– Как уволили? – ошарашено поглядел на нее Антон. – За что?
– Не знаю, – она махнула рукой и снова вытерла скатившуюся по щеке слезинки. – Вызвали в отдел по найму и уволили. А потом эти встретили и давай сумку вырывать, а там были карточки на месяц, еще не отоваренные.
– Подождите, – повинуясь внезапной догадке, Волков пошел в прихожую и достал из кармана шинели подобранные им в снегу бумажки. Принес, положил перед ней. – Это?
– Где вы их нашли? – расправляя смятые листочки, сквозь слезы улыбнулась Тоня. – Я уж думала, все, пропадать придется.
Постепенно она успокоилась, выпила чаю и, отвечая на осторожные вопросы Антона, рассказала о себе. Родителей не помнила, мать умерла давно – простудилась, слегла и больше не встала. Воспитывалась Тоня в чисто женской семье – у бабушки и теток, не пожелавших расставаться с ней и отдать ее отцу.
Училась в школе, потом поступала в институт, но не сдала, пришлось пойти работать и снова поступать, а тут война, направили на рытье окопов под Можайск – холодно, грязно, тяжелая работа в противотанковом рву, липнущая к лопате сырая глина, налеты немецкой авиации, болезни...
– Вернулась, отправили в эвакуацию, – зябко обхватив плечи руками, говорила Тоня. – Ехали на открытых платформах, дети болели, умирали, а ты ничем не можешь помочь.
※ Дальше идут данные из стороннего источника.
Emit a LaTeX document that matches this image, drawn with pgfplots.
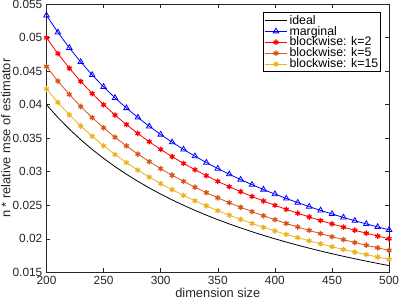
\documentclass[border=0pt]{standalone}
\usepackage{fontspec}
\setmainfont{Liberation Sans}
\usepackage{pgfplots}
\pgfplotsset{compat=1.18}
\usepackage{pgfplotstable}
\definecolor{mblue}{rgb}{0,0,1}
\definecolor{mred}{rgb}{1,0,0}
\definecolor{morange}{rgb}{0.85,0.325,0.098}
\definecolor{myellow}{rgb}{0.929,0.694,0.125}
\pgfplotstableread{
n ideal marg k2 k5 k15
200 0.04 0.053333 0.05 0.0457 0.04235
210 0.038095 0.050794 0.047619 0.043524 0.040333
220 0.036364 0.048485 0.045455 0.041545 0.0385
230 0.034783 0.046377 0.043478 0.039739 0.036826
240 0.033333 0.044444 0.041667 0.038083 0.035292
250 0.032 0.042667 0.04 0.03656 0.03388
260 0.030769 0.041026 0.038462 0.035154 0.032577
270 0.02963 0.039506 0.037037 0.033852 0.03137
280 0.028571 0.038095 0.035714 0.032643 0.03025
290 0.027586 0.036782 0.034483 0.031517 0.029207
300 0.026667 0.035556 0.033333 0.030467 0.028233
310 0.025806 0.034409 0.032258 0.029484 0.027323
320 0.025 0.033333 0.03125 0.028563 0.026469
330 0.024242 0.032323 0.030303 0.027697 0.025667
340 0.023529 0.031373 0.029412 0.026882 0.024912
350 0.022857 0.030476 0.028571 0.026114 0.0242
360 0.022222 0.02963 0.027778 0.025389 0.023528
370 0.021622 0.028829 0.027027 0.024703 0.022892
380 0.021053 0.02807 0.026316 0.024053 0.022289
390 0.020513 0.02735 0.025641 0.023436 0.021718
400 0.02 0.026667 0.025 0.02285 0.021175
410 0.019512 0.026016 0.02439 0.022293 0.020659
420 0.019048 0.025397 0.02381 0.021762 0.020167
430 0.018605 0.024806 0.023256 0.021256 0.019698
440 0.018182 0.024242 0.022727 0.020773 0.01925
450 0.017778 0.023704 0.022222 0.020311 0.018822
460 0.017391 0.023188 0.021739 0.01987 0.018413
470 0.017021 0.022695 0.021277 0.019447 0.018021
480 0.016667 0.022222 0.020833 0.019042 0.017646
490 0.016327 0.021769 0.020408 0.018653 0.017286
500 0.016 0.021333 0.02 0.01828 0.01694
}\data
\begin{document}
\begin{tikzpicture}
\begin{axis}[
  scale only axis,
  width=345bp, height=270bp,
  xmin=200, xmax=500, ymin=0.015, ymax=0.055,
  xtick={200,250,...,500},
  ytick={0.015,0.02,0.025,0.03,0.035,0.04,0.045,0.05,0.055},
  yticklabels={0.015,0.02,0.025,0.03,0.035,0.04,0.045,0.05,0.055},
  scaled y ticks=false,
  /pgf/number format/assume math mode=true,
  tick align=inside,
  major tick length=4bp,
  axis line style={line width=0.8pt, black!85},
  tick style={black!85, line width=0.6pt},
  ticklabel style={font=\fontsize{12}{13}\selectfont, text=black!85},
  xticklabel style={inner sep=0pt, yshift=-4bp},
  yticklabel style={inner sep=0pt, xshift=-4bp},
  label style={font=\fontsize{13}{15}\selectfont, text=black!85},
  xlabel={dimension size},
  ylabel={n * relative mse of estimator},
  xlabel style={at={(axis description cs:0.5,0)}, anchor=base, inner xsep=1pt, inner ysep=3pt, yshift=-25bp},
  ylabel style={inner sep=1pt, yshift=1bp},
  legend style={at={(0.977,0.97)}, anchor=north east, font=\fontsize{12.5}{13}\selectfont,
    draw=black, line width=0.8pt, inner sep=0.5pt, row sep=-3.5pt, cells={anchor=west}},
  legend image code/.code={\draw[#1] (0cm,0cm) -- (0.8cm,0cm); \draw[#1, only marks] plot coordinates {(0.4cm,0cm)};},
  every axis plot/.append style={line width=0.8pt},
]
\addplot[black, no marks] table[x=n,y=ideal]{\data};
\addlegendentry{ideal}
\addplot[mblue, mark=triangle, mark size=3.2pt, mark options={line width=0.8pt}] table[x=n,y=marg]{\data};
\addlegendentry{marginal}
\addplot[mred, mark=asterisk, mark size=2.8pt, mark options={line width=1.3pt}] table[x=n,y=k2]{\data};
\addlegendentry{blockwise: k=2}
\addplot[morange, mark=asterisk, mark size=2.8pt, mark options={line width=1.3pt}] table[x=n,y=k5]{\data};
\addlegendentry{blockwise: k=5}
\addplot[myellow, mark=asterisk, mark size=2.8pt, mark options={line width=1.3pt}] table[x=n,y=k15]{\data};
\addlegendentry{blockwise: k=15}
\end{axis}
\end{tikzpicture}
\end{document}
Я, наверное, до конца своих дней буду помнить этот скорбный путь на Урал. Укрывались чем могли – брезентом, одеждой, тащили старые доски, куски фанеры, но все равно днем и ночью пронизывающий ветер, холод и голод. Вместе со мной ехала женщина с двумя ребятишками, один еще грудной, так ему и недели пути хватило.
– Как? – не понял Волков.
– На восьмой день похоронили, – глядя в стену, ответила она, – а мать на десятый. Девочка осталась лет пяти, все ко мне жалась, горела и просила жалобно: «Не бросай меня, тетя, не бросай», а потом ее насильно сняли на одной станции, а мне не разрешили с ней остаться. Я потом писала, справлялась, да ответили, что тоже умерла. На второй день... Тяжко все это, Антон Иванович. Вы там, наверное, не всегда знаете, что простому народу приходится на своих плечах выносить? Думаете, от хорошей жизни сегодня на меня напали? Нет, тоже от голода да от безотцовщины – налетели-то пацаны, может, с моего бывшего завода, которых тоже за какие провинности поувольняли, или бесприютные. Вот так и бедуем. Хотелось бы домой, да когда это теперь случится?
Антон мрачно курил, спрятав папиросу в кулаке и стараясь дымить в сторону. В голове почему-то вертелось ее имя – Антонина. Вдруг это знак судьбы? Он – Антон, она – Антонина, свело их лихое время в дальнем далеке от родного обоим города, аж на Урале, хотя еще два года назад они ходили по одним и тем же улицам, спускались в метро и вполне могли встретиться еще в той, не знавшей такого горя, предвоенной Москве.